Glen Avon parents also own the Zamboni, which means they also get to take turns driving it.

"Yeah I know, I love it," grins Jeremy Jeannette as he guides the hulking ice groomer between the boards on Glen Avon's two sheets of hockey ice.

Jeannette is among the parents who played at Glen Avon as a boy.

"When my dad was up here, they would brush all this off with brushes and shovels and they kind of look at us as soft, you know, having a Zamboni."

The city does pay for the water, which the parents put down in shifts - every night, nine until midnight.

"The thing I love about it is just the community," says Ray Peterson, as he mans the hose on a sub-zero night. "You meet a lot of great people."

He also loves what Glen Avon represents financially.

"I mean, it's an expensive sport some places. Not here."
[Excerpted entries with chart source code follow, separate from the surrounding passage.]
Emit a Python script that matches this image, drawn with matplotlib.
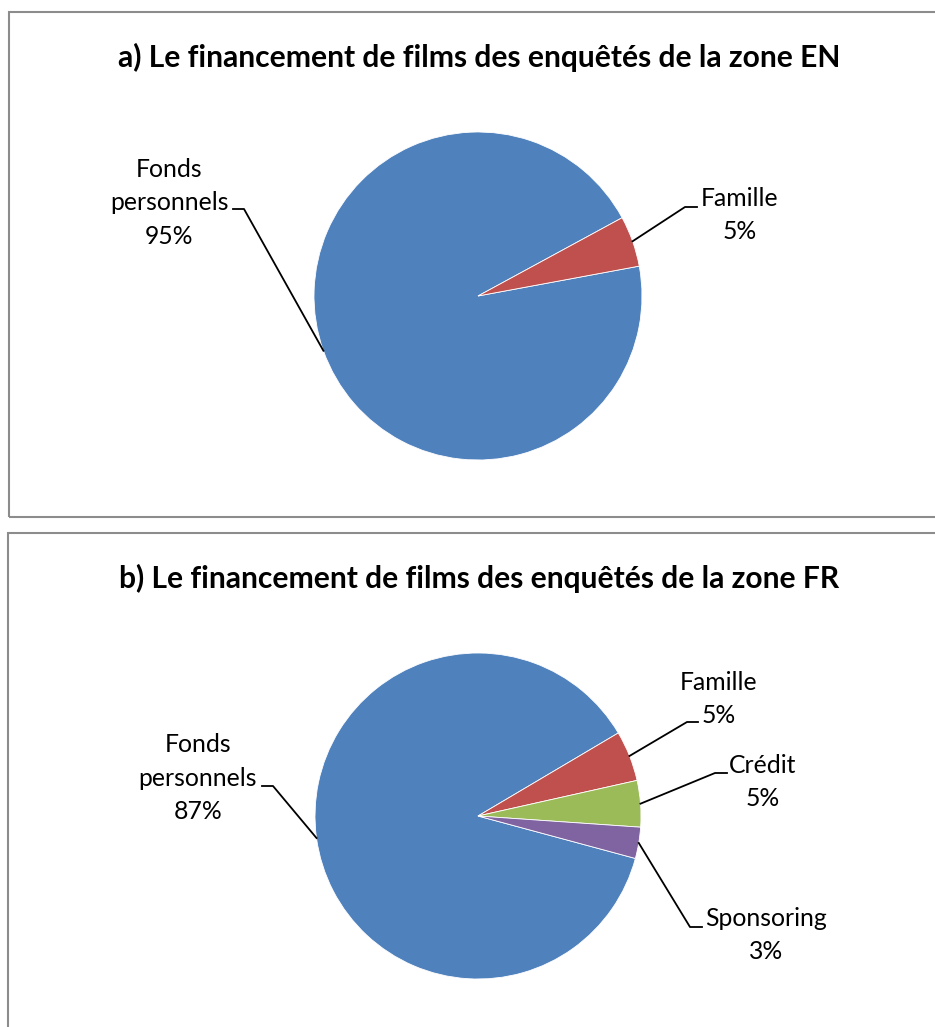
import numpy as np
import matplotlib
matplotlib.use("Agg")
import matplotlib.pyplot as plt
from matplotlib.patches import Rectangle

plt.rcParams['font.family'] = ['Lato', 'DejaVu Sans']

# zone EN
labels_en = ['Fonds\npersonnels', 'Famille']
values_en = [95.0, 5.0]
# zone FR
labels_fr = ['Fonds\npersonnels', 'Famille', 'Crédit', 'Sponsoring']
values_fr = [87.3, 5.0, 4.6, 3.1]

colors = ['#4F81BD', '#C0504D', '#9BBB59', '#8064A2']

W, H = 935, 1027
fig = plt.figure(figsize=(W / 100, H / 100), dpi=100)
ax = fig.add_axes([0, 0, 1, 1])
ax.set_xlim(0, W)
ax.set_ylim(0, H)
ax.set_aspect('equal')
ax.axis('off')

# panel frames (pixel coords, y from top)
def frame(x0, y0, x1, y1):
    ax.add_patch(Rectangle((x0, H - y1), x1 - x0, y1 - y0, fill=False,
                           edgecolor='#8c8c8c', lw=1.5, clip_on=False))

frame(9, 12, 945, 517)
frame(7.5, 533, 945, 1040)

ax.text(479, H - 57, 'a) Le financement de films des enquêtés de la zone EN',
        ha='center', va='center', fontsize=21.6, fontweight='bold')
ax.text(479, H - 578, 'b) Le financement de films des enquêtés de la zone FR',
        ha='center', va='center', fontsize=21.6, fontweight='bold')


def draw_pie(values, labels, center, radius, start, label_pos, elbows):
    cx, cy = center[0], H - center[1]
    wedges, _ = ax.pie(values, colors=colors[:len(values)], startangle=start,
                       counterclock=False, center=(cx, cy), radius=radius,
                       wedgeprops=dict(edgecolor='white', linewidth=0.6))
    total = sum(values)
    for w, lab, v, (tx, ty), (ex, ey, hx) in zip(wedges, labels, values,
                                                   label_pos, elbows):
        mid = np.deg2rad((w.theta1 + w.theta2) / 2)
        px = cx + radius * np.cos(mid)
        py = cy + radius * np.sin(mid)
        ax.plot([px, ex, hx], [py, H - ey, H - ey], color='black', lw=1.3)
        ax.text(tx, H - ty, '%s\n%.0f%%' % (lab, v / total * 100),
                ha='center', va='center', fontsize=17.8, linespacing=1.55)
    ax.set_xlim(0, W)
    ax.set_ylim(0, H)
    ax.set_aspect('equal')


draw_pie(values_en, labels_en, (478, 296), 164, 10.5,
         [(169, 203), (740, 215)],
         [(244, 209, 233), (685, 207, 697)])

draw_pie(values_fr, labels_fr, (478, 816), 163, -15.1,
         [(198, 778), (719, 699), (763, 782), (766, 935)],
         [(273, 786, 262), (687, 722, 698), (715, 773, 727), (690, 927, 702)])

ax.axis('off')
fig.savefig('out.png', dpi=100)
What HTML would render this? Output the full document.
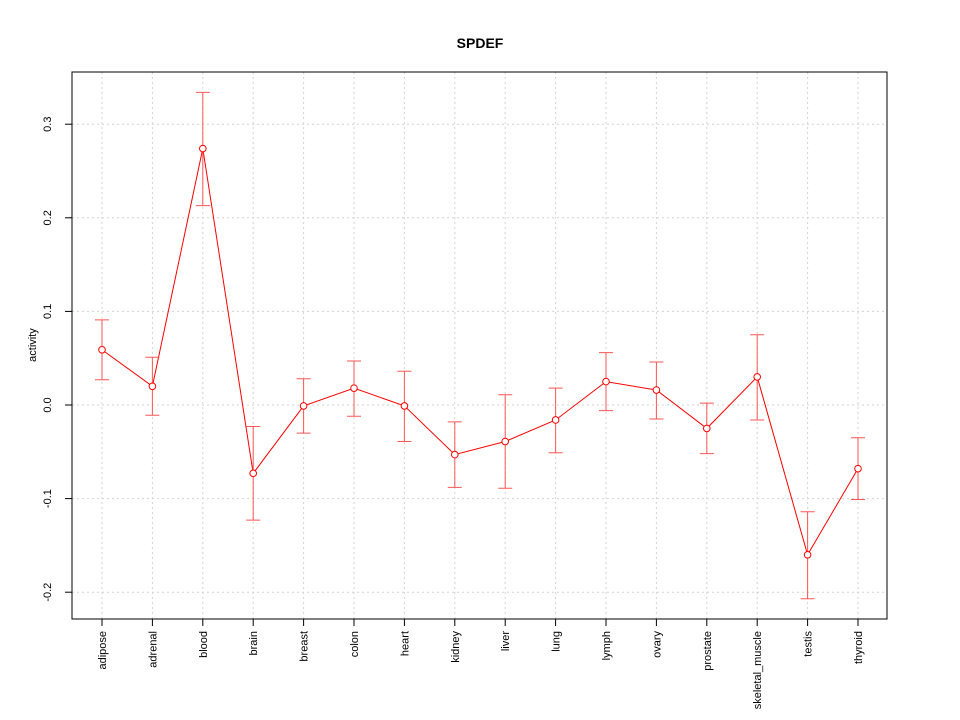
<!DOCTYPE html>
<html><head><meta charset="utf-8"><style>body{margin:0;background:#fff}svg{display:block}</style></head>
<body>
<svg id="c" width="960" height="720" xmlns="http://www.w3.org/2000/svg" font-family="Liberation Sans, sans-serif">
<text x="480" y="48" text-anchor="middle" font-weight="bold" font-size="14">SPDEF</text>
<text transform="translate(36,345) rotate(-90)" text-anchor="middle" font-size="11">activity</text>
<g id="grid"></g><g id="marks"></g><g id="axes"></g>
<rect x="72" y="72" width="815" height="547" fill="none" stroke="#000"/>
</svg>
<script>
const categories=["adipose","adrenal","blood","brain","breast","colon","heart","kidney","liver","lung","lymph","ovary","prostate","skeletal_muscle","testis","thyroid"];
const values=[0.059,0.020,0.274,-0.073,-0.001,0.018,-0.001,-0.053,-0.039,-0.016,0.025,0.016,-0.025,0.030,-0.160,-0.068];
const lower=[0.027,-0.011,0.213,-0.123,-0.030,-0.012,-0.039,-0.088,-0.089,-0.051,-0.006,-0.015,-0.052,-0.016,-0.207,-0.101];
const upper=[0.091,0.051,0.334,-0.023,0.028,0.047,0.036,-0.018,0.011,0.018,0.056,0.046,0.002,0.075,-0.114,-0.035];
const yTicks=[-0.2,-0.1,0.0,0.1,0.2,0.3];
const yTickLabels=["-0.2","-0.1","0.0","0.1","0.2","0.3"];
const NS="http://www.w3.org/2000/svg";
const xs=i=>102+i*(858-102)/(categories.length-1);
const ys=v=>405-v*936;
function mk(p,t,a){const e=document.createElementNS(NS,t);for(const k in a)e.setAttribute(k,a[k]);document.getElementById(p).appendChild(e);return e;}
categories.forEach((c,i)=>{
 const g=mk("grid","line",{x1:xs(i),x2:xs(i),y1:72,y2:619,stroke:"#d3d3d3","stroke-dasharray":"2,3"});
 
 
 const t=mk("axes","line",{x1:xs(i),x2:xs(i),y1:619,y2:626,stroke:"#000"});
 
 
 const l=mk("axes","text",{transform:`translate(${xs(i)+4},631) rotate(-90)`,"text-anchor":"end","font-size":"11"});
 l.textContent=c;
 
 
});
yTicks.forEach((v,i)=>{
 const g=mk("grid","line",{x1:72,x2:887,y1:ys(v),y2:ys(v),stroke:"#d3d3d3","stroke-dasharray":"2,3"});
 
 
 const t=mk("axes","line",{x1:65,x2:72,y1:ys(v),y2:ys(v),stroke:"#000"});
 
 
 const l=mk("axes","text",{transform:`translate(51,${ys(v)}) rotate(-90)`,"text-anchor":"middle","font-size":"11"});
 l.textContent=yTickLabels[i];
 
 
});
const line=mk("marks","polyline",{points:values.map((v,i)=>xs(i)+","+ys(v)).join(" "),fill:"none",stroke:"#ff0000"});


values.forEach((v,i)=>{
 const x=xs(i);
 const b=mk("marks","path",{d:`M${x},${ys(lower[i])}V${ys(upper[i])}M${x-7},${ys(lower[i])}H${x+7}M${x-7},${ys(upper[i])}H${x+7}`,stroke:"#ff5555",fill:"none"});
 
 
 const p=mk("marks","circle",{cx:x,cy:ys(v),r:3.3,fill:"#fff",stroke:"#ff0000"});
 
 
});
</script>
</body></html>
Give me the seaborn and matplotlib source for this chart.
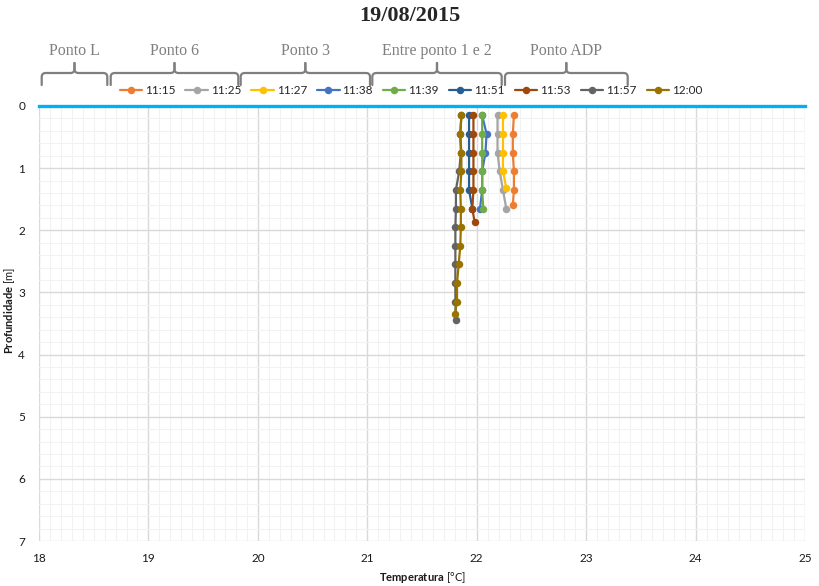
import numpy as np
import pandas as pd
import matplotlib
matplotlib.use("Agg")
import matplotlib.pyplot as plt
from matplotlib.path import Path
from matplotlib.patches import PathPatch
from matplotlib.ticker import MultipleLocator
import seaborn as sns

# ---- data: temperature profiles (depth in m, temperature in degC) ----
times = ["11:15", "11:25", "11:27", "11:38", "11:39", "11:51", "11:53", "11:57", "12:00"]

depth_1115 = [0.15, 0.45, 0.75, 1.05, 1.35, 1.60]
temp_1115 = [22.34, 22.33, 22.33, 22.34, 22.34, 22.33]

depth_1125 = [0.15, 0.45, 0.75, 1.05, 1.35, 1.65]
temp_1125 = [22.19, 22.19, 22.19, 22.21, 22.24, 22.27]

depth_1127 = [0.15, 0.45, 0.75, 1.05, 1.32]
temp_1127 = [22.24, 22.24, 22.24, 22.24, 22.27]

depth_1138 = [0.15, 0.45, 0.75, 1.05, 1.35, 1.65]
temp_1138 = [22.05, 22.09, 22.08, 22.05, 22.05, 22.03]

depth_1139 = [0.15, 0.45, 0.75, 1.05, 1.35, 1.65]
temp_1139 = [22.05, 22.05, 22.05, 22.05, 22.05, 22.06]

depth_1151 = [0.15, 0.45, 0.75, 1.05, 1.35, 1.65]
temp_1151 = [21.93, 21.93, 21.93, 21.93, 21.93, 21.96]

depth_1153 = [0.15, 0.45, 0.75, 1.05, 1.35, 1.65, 1.86]
temp_1153 = [21.97, 21.97, 21.97, 21.97, 21.97, 21.96, 21.98]

depth_1157 = [0.15, 0.45, 0.75, 1.05, 1.35, 1.65, 1.95, 2.25, 2.55, 2.85, 3.15, 3.45]
temp_1157 = [21.86, 21.85, 21.855, 21.84, 21.81, 21.81, 21.805, 21.805, 21.805, 21.805, 21.805, 21.81]

depth_1200 = [0.15, 0.45, 0.75, 1.05, 1.35, 1.65, 1.95, 2.25, 2.55, 2.85, 3.15, 3.35]
temp_1200 = [21.86, 21.85, 21.86, 21.86, 21.85, 21.855, 21.855, 21.85, 21.835, 21.82, 21.82, 21.80]

site_labels = ["Ponto L", "Ponto 6", "Ponto 3", "Entre ponto 1 e 2", "Ponto ADP"]

profiles = {
    "11:15": (depth_1115, temp_1115),
    "11:25": (depth_1125, temp_1125),
    "11:27": (depth_1127, temp_1127),
    "11:38": (depth_1138, temp_1138),
    "11:39": (depth_1139, temp_1139),
    "11:51": (depth_1151, temp_1151),
    "11:53": (depth_1153, temp_1153),
    "11:57": (depth_1157, temp_1157),
    "12:00": (depth_1200, temp_1200),
}

rows = []
for t in times:
    dd, tt = profiles[t]
    for i, (a, b) in enumerate(zip(dd, tt)):
        rows.append({"hora": t, "ordem": i, "profundidade": a, "temperatura": b})
df = pd.DataFrame(rows)

colors = ["#ED7D31", "#A5A5A5", "#FFC000", "#4472C4", "#70AD47",
          "#255E91", "#9E480E", "#636363", "#997300"]
palette = dict(zip(times, colors))

# ---- figure ----
W, H = 819, 586
sns.set_theme(style="white")
plt.rcParams["font.family"] = ["Lato", "DejaVu Sans"]
plt.rcParams["mathtext.fontset"] = "custom"
plt.rcParams["mathtext.bf"] = "Lato:bold"
plt.rcParams["mathtext.rm"] = "Lato"

fig = plt.figure(figsize=(W / 100, H / 100), dpi=100)
fig.patch.set_facecolor("white")

def px_x(x):
    return x / W

def px_y(y):
    return 1 - y / H

left, right, top, bottom = 39, 805, 106, 541
ax = fig.add_axes([px_x(left), px_y(bottom), (right - left) / W, (bottom - top) / H])

sns.lineplot(data=df, x="temperatura", y="profundidade", hue="hora",
             hue_order=times, palette=palette, units="hora", estimator=None,
             sort=False, marker="o", markersize=5.4, markeredgewidth=0,
             linewidth=1.6, ax=ax, legend=True)

ax.set_xlim(18, 25)
ax.set_ylim(7, 0)
ax.xaxis.set_major_locator(MultipleLocator(1))
ax.xaxis.set_minor_locator(MultipleLocator(0.1))
ax.yaxis.set_major_locator(MultipleLocator(1))
ax.yaxis.set_minor_locator(MultipleLocator(0.2))
ax.grid(which="major", color="#D9D9D9", linewidth=1.0)
ax.grid(which="minor", color="#F2F2F2", linewidth=0.8)
ax.set_axisbelow(True)
ax.tick_params(axis="both", which="both", length=0, labelsize=8.5, colors="#1a1a1a")
ax.tick_params(axis="x", pad=9)
ax.tick_params(axis="y", pad=10)

for s in ["left", "right", "bottom"]:
    ax.spines[s].set_visible(False)
ax.spines["top"].set_color("#00B0F0")
ax.spines["top"].set_linewidth(2.4)

ax.set_xlabel(r"$\mathbf{Temperatura}$ [°C]", fontsize=8, labelpad=4, color="#1a1a1a")
ax.set_ylabel(r"$\mathbf{Profundidade}$ [m]", fontsize=8, color="#1a1a1a")
ax.yaxis.set_label_coords((17 - left) / (right - left), (bottom - 310) / (bottom - top))

# legend row above the plot
handles, labels = ax.get_legend_handles_labels()
ax.get_legend().remove()
fig.legend(handles, labels, loc="center", ncol=9, frameon=False,
           bbox_to_anchor=(px_x(411), px_y(91)), fontsize=8.5,
           handlelength=1.9, handletextpad=0.25, columnspacing=0.85)

# title
fig.text(0.5, px_y(16), "19/08/2015", ha="center", va="center",
         fontsize=16, fontweight="bold", family="Liberation Serif")

# site braces above the legend
brace_spans = [(41.7, 107.3), (110.7, 238.3), (240.7, 370.0), (372.3, 501.7), (505.0, 627.7)]
y_leg, y_bar, y_tip, r = 85.0, 73.0, 63.0, 4.0

def half_brace(xe, xm, y_leg, y_bar, y_tip, r):
    s = 1 if xm > xe else -1
    verts = [
        (xe, y_leg), (xe, y_bar + r),
        (xe, y_bar), (xe + s * r, y_bar),
        (xm - s * r, y_bar),
        (xm, y_bar), (xm, y_bar - r),
        (xm, y_tip),
    ]
    codes = [Path.MOVETO, Path.LINETO, Path.CURVE3, Path.CURVE3,
             Path.LINETO, Path.CURVE3, Path.CURVE3, Path.LINETO]
    verts = [(px_x(a), px_y(b)) for a, b in verts]
    return Path(verts, codes)

for (x0, x1), lab in zip(brace_spans, site_labels):
    xm = (x0 + x1) / 2
    for xe in (x0, x1):
        p = half_brace(xe, xm, y_leg, y_bar, y_tip, r)
        fig.add_artist(PathPatch(p, transform=fig.transFigure, fill=False,
                                 edgecolor="#7F7F7F", linewidth=1.6,
                                 capstyle="round", joinstyle="round"))
    fig.text(px_x(xm), px_y(51), lab, ha="center", va="center",
             fontsize=11.5, color="#7F7F7F", family="Liberation Serif")

fig.savefig("out.png", dpi=100, facecolor="white")
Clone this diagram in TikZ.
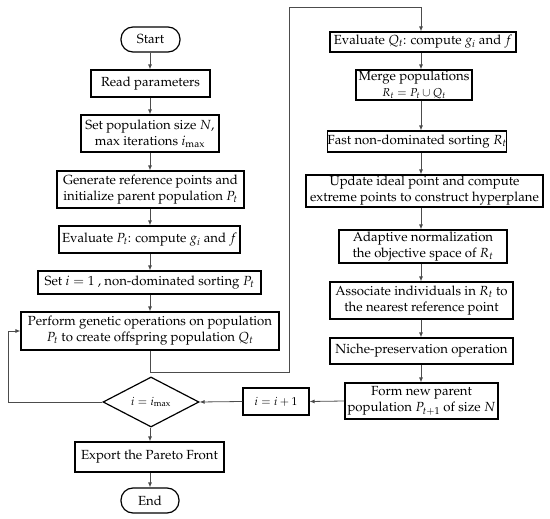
\documentclass[tikz,border=0pt]{standalone}
\usepackage[T1]{fontenc}
\usepackage{mathpazo}
\usetikzlibrary{shapes.geometric,arrows.meta}
\tikzset{
  box/.style={draw=black, line width=1.2pt, inner sep=0pt, align=center,
    font=\fontsize{13.2}{16}\selectfont},
  term/.style={box, rounded corners=12pt},
  dec/.style={draw=black, line width=1.2pt, diamond, inner sep=0pt,
    font=\fontsize{11.5}{13}\selectfont},
  arr/.style={draw=black!70, line width=0.8pt, -{Latex[length=5pt,width=4pt]}},
  ln/.style={draw=black!70, line width=0.8pt},
}
\newcommand{\bx}[6]{\node[#1, minimum width=#4pt, minimum height=#5pt] (#2) at (#3) {#6};}
\begin{document}
\begin{tikzpicture}[x=1pt,y=-1pt]
\useasboundingbox (0,0) rectangle (550,519);
% left column
\bx{term}{start}{150.5,39.5}{59}{25}{Start}
\bx{box}{read}{150.5,83.5}{119}{27}{Read parameters}
\bx{box}{setpop}{150,133.5}{138}{37}{Set population size $N$,\\ max iterations $i_{\max}$}
\bx{box}{gen}{150.5,189.5}{187}{37}{Generate reference points and\\ initialize parent population $P_t$}
\bx{box}{evalP}{149.5,239.5}{181}{27}{Evaluate $P_t$: compute $g_i$ and $f$}
\bx{box}{seti}{149.5,282.5}{223}{23}{Set $i=1$ , non-dominated sorting $P_t$}
\bx{box}{perform}{150,331}{258}{38}{Perform genetic operations on population\\ $P_t$ to create offspring population $Q_t$}
\node[dec, minimum width=96pt, minimum height=40pt] (dec) at (151,402) {$i=i_{\max}$};
\bx{box}{export}{149.5,457}{149}{30}{Export the Pareto Front}
\bx{term}{end}{150,500.5}{58}{25}{End}
% right column
\bx{box}{evalQ}{423,42}{186}{20}{Evaluate $Q_t$: compute $g_i$ and $f$}
\bx{box}{merge}{414,85}{116}{30}{Merge populations\\ {\fontsize{11.5}{13}\selectfont $R_t=P_t\cup Q_t$}}
\bx{box}{fast}{417,141.5}{178}{21}{Fast non-dominated sorting $R_t$}
\bx{box}{update}{424.5,191}{237}{32}{Update ideal point and compute\\ extreme points to construct hyperplane}
\bx{box}{adapt}{423,246.5}{168}{33}{Adaptive normalization\\ the objective space of $R_t$}
\bx{box}{assoc}{421.5,300.5}{183}{37}{Associate individuals in $R_t$ to\\ the nearest reference point}
\bx{box}{niche}{421.5,351}{183}{26}{Niche-preservation operation}
\bx{box}{form}{421.5,401}{153}{36}{Form new parent\\ population $P_{t+1}$ of size $N$}
\node[box, font=\fontsize{11.5}{13}\selectfont, minimum width=66pt, minimum height=27pt] (incr) at (276,401.5) {$i=i+1$};
% column axes
\coordinate (cl) at (150,0);
\coordinate (cr) at (421,0);
% left arrows
\draw[arr] (start.south -| cl) -- (read.north -| cl);
\draw[arr] (read.south -| cl) -- (setpop.north -| cl);
\draw[arr] (setpop.south -| cl) -- (gen.north -| cl);
\draw[arr] (gen.south -| cl) -- (evalP.north -| cl);
\draw[arr] (evalP.south -| cl) -- (seti.north -| cl);
\draw[arr] (seti.south -| cl) -- (perform.north -| cl);
\draw[arr] (dec.south -| cl) -- (export.north -| cl);
\draw[arr] (export.south -| cl) -- (end.north -| cl);
% right arrows
\draw[arr] (evalQ.south -| cr) -- (merge.north -| cr);
\draw[arr] (merge.south -| cr) -- (fast.north -| cr);
\draw[arr] (fast.south -| cr) -- (update.north -| cr);
\draw[arr] (update.south -| cr) -- (adapt.north -| cr);
\draw[arr] (adapt.south -| cr) -- (assoc.north -| cr);
\draw[arr] (assoc.south -| cr) -- (niche.north -| cr);
\draw[arr] (niche.south -| cr) -- (form.north -| cr);
% loop connectors
\coordinate (p1) at (150,372);
\coordinate (p2) at (289,372);
\coordinate (p3) at (289,7);
\coordinate (p4) at (421,7);
\draw[arr] (perform.south -| cl) -- (p1) -- (p2) -- (p3) -- (p4) -- (evalQ.north -| cr);
\draw[arr] (form.west) -- (incr.east);
\draw[arr] (incr.west) -- (dec.east);
\coordinate (q1) at (8,402);
\coordinate (q2) at (8,331);
\draw[arr] (dec.west) -- (q1) -- (q2) -- (perform.west);
\end{tikzpicture}
\end{document}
With free ice outdoors and their parents doing the work, 3-year-old and 4-year-old hockey players pay no fee at all. From ages 5 through 11, fees total less than $300. On indoor ice, parents of youth hockey players can easily pay four times that.

But Glen Avon parents say the money is only part of the appeal.

"I wouldn't trade this for the world," says Mike St. John as he stands along the boards cheering on his son. "It's like a true hockey experience and it makes it nice."

Glen Avon parents say other moms and dads couldn't possibly feel the same ownership for their rinks.

"We become good friends during these cold winter days, snuggling together," laughs Sara Peterson.

Gary Nelson is among the parents who wouldn't trade the outdoor ice for an arena, even if money were not a factor.

"People in the Cities might disagree with us, and say hockey's hockey no matter where you play it, but I think it's a pretty special place. I wouldn't want my kids to play anywhere else."

Allison Iacone, a Glen Avon hockey mom, says proof of that comes each fall, when kids must start the season practicing inside as they wait for cold enough weather for their parents to make ice.

"You cannot believe all the dads, 'I can't wait to get out ice in.' They are chomping at the bit to get the ice in so we can skate outside," says Iacone, as she dispenses pizza and Gatorade in the snack bar.

Iacone says Glen Avon is a gift parents give to their kids.

"They're going to feel like they're Glen Avon kids forever."

A Winter Classic, is what the NHL calls it when it takes the game of hockey outdoors.

Kids in Duluth have a name for it too. It's just what we do.